The city of Newport is taking a more proactive approach to addressing problem properties with a more enforceable nuisance ordinance.

Earlier this year, discussion of blighted residential properties resurfaced after several homeowners, particularly in the 500 block of Fourth Street, complained of a lack of citations given to violators.

The Newport City Council discussed an amendment to its current nuisance code earlier this month and preliminarily approved language that made a second violation finable with a graduated system of fines and jail time following. However, City Council member Bill Sumner expressed his concern that the stricter language would create a “vigilante-style of policing.”

City Attorney Fritz Knaak came back with a relaxed version of the ordinance amendment. Despite the “pushed back” approach, Knaak said it better addresses the chronic offenders.

A property owner who commits more than two violations in one year, three violations in two years or four violations in three years will be deemed a chronic, aggregated or repeated nuisance violator and subject to the graduated fines.

“Essentially three strikes you’re out,” City Administrator Deb Hill said.

The first violation is often remedied by a warning and/or a nominal fee.
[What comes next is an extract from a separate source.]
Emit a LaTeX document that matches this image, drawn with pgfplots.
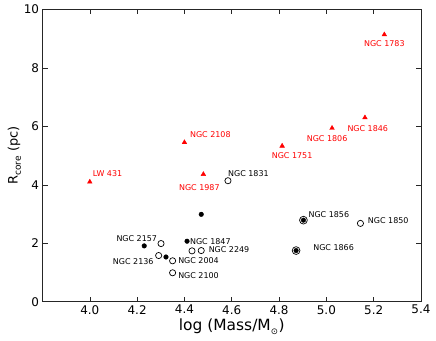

The second violation brings a violation and fee, but the third is when property owners would be subject to the new ordinance.

“After the third time that’s when you can say you’re dealing with a chronic offender,” Knaak said.

A homeowner who is reported for a third property violation within one year of a prior conviction will face a fine of no less than $500.

Committing a fourth violation within two years of three prior convictions will again see a fine of no less than a $750 fine.

And a person convicted of a fifth violation within three years of four prior convictions can anticipate no less than a $900 fine.

All three infractions carry 90 days in jail.

Knaak said a warning will still be used as the initial remedy but the ordinance in place will guarantee chronic offenses are addressed.

Sumner, who voted against the ordinance amendment last week, again said he was uncomfortable with the language, adding that the “draconian measures” would make some residents targets.

“I’m concerned this is an overreaction to a minor problem in the world, a problem that may not be as broad,” he said.

Council member Tom Ingemann, who also voted against the ordinance amendment last week, suggested the city re-examine what is considered a nuisance to better target language toward chronic violators.

“We have to remember here that the strategy of this ordinance is to improve the image of Newport,” council member Tracy Rahm said, “and get the properties that have code violations cleaned up and apply it equally to attract more economic development.”